Composable DeFi systems can benefit from different types of synergies:
- Marketing Synergies: When two DeFi projects become connected (for example, one project’s token is allowed as collateral on another platform), they enjoy immediate marketing benefits.
- Revenue Synergies: combining DeFi projects generates, as one can imagine, more revenue than what the projects could generate on their own. Revenue synergies are powerful incentives for projects to not operate in technological silos and aggressively seek out partnerships.
- Financial Synergies: platforms connected in new products or services unlock liquidity which was out of reach for them when they were operating on their own.
The Risks of Composability
Composable systems such as Furucombo, a platform that demonstrates in a brilliant manner the vast potential of composability, are exposed to systemic risks associated with the protocols and platforms they rely upon.
The key systemic risk associated with composable systems is Smart Contract Failure. Since every platform and protocol is built with Smart Contracts interacting and “speaking to each other”, Smart Contract failure in a component of a composable system could have a cascading financial effect.
Systemic risk increases the more a platform moves away from fundamental infrastructure elements such as Ethereum for Smart Contracts, IPFS and the Dat Protocol for Storage, and Chainlink for reliable off-chain data.

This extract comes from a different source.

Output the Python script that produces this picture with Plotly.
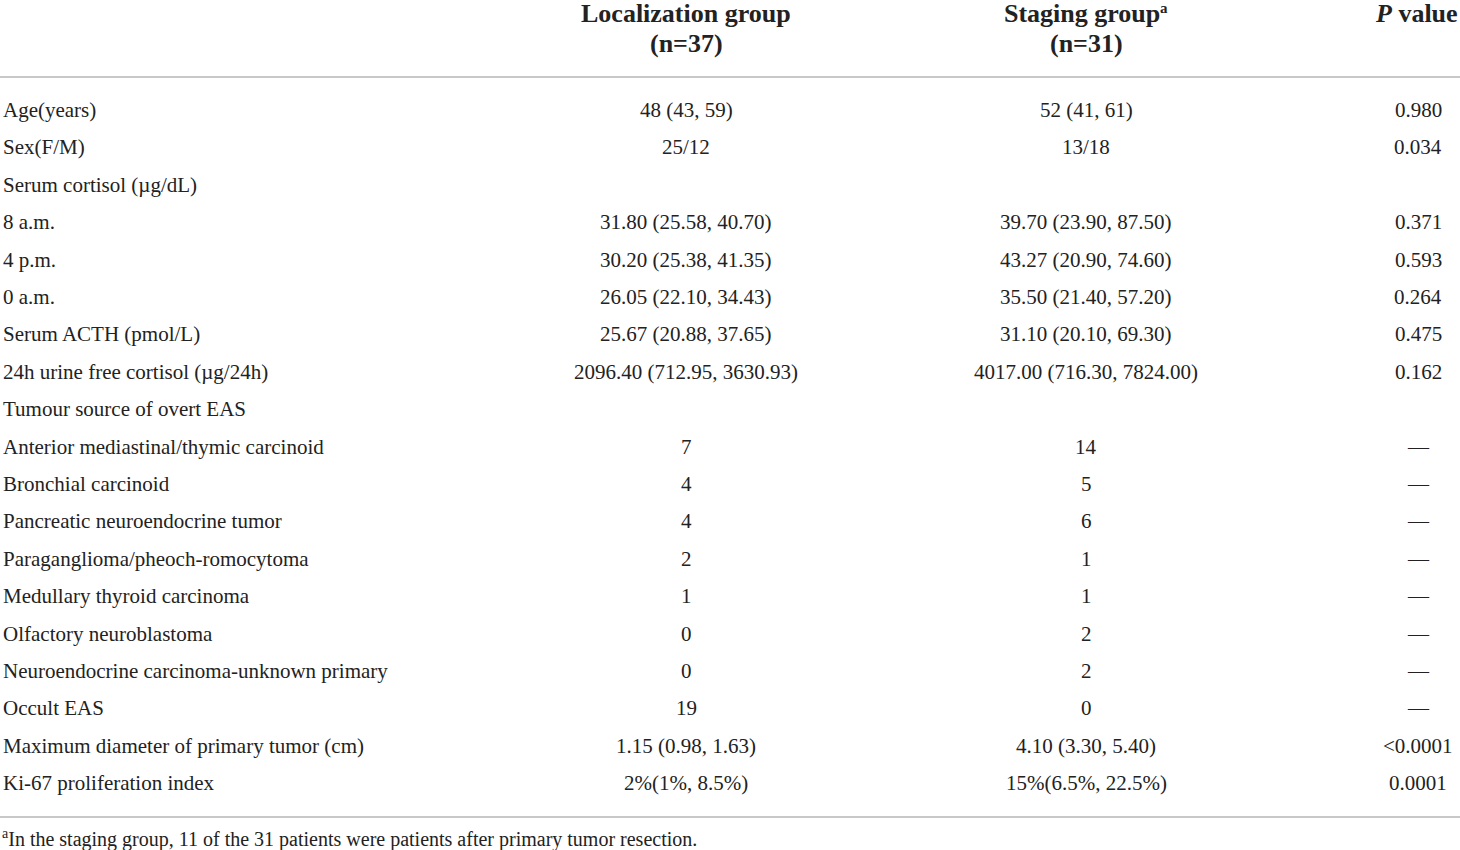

Second layer infrastructure (“Second Layer” here means an additional layer of platforms and applications built on top on this first fundamental layer of infrastructure – “Second Layer” is not a reference to the scaling mechanism that bears the same appellation), which relies, for example, on Ethereum for the execution of Smart Contracts, is inherently more risky than this first fundamental layer.
And the, shall we say, “exotic”, third layer of infrastructure that hosts projects such as Alchemix, which we have described succinctly above, is even more risky, as it depends on the proper functioning of the lower layers – a failure on the base layer could prove to be catastrophic. Kyle Kistner of dYdX (a popular DeFi derivative platform), stated that risk flows one way with composability, from bottom to top, “as a protocol is more at risk the more existing protocols it builds on top of”. Composability risk could lead DeFi users to undercollaterisation, liquidation and complete loss of funds.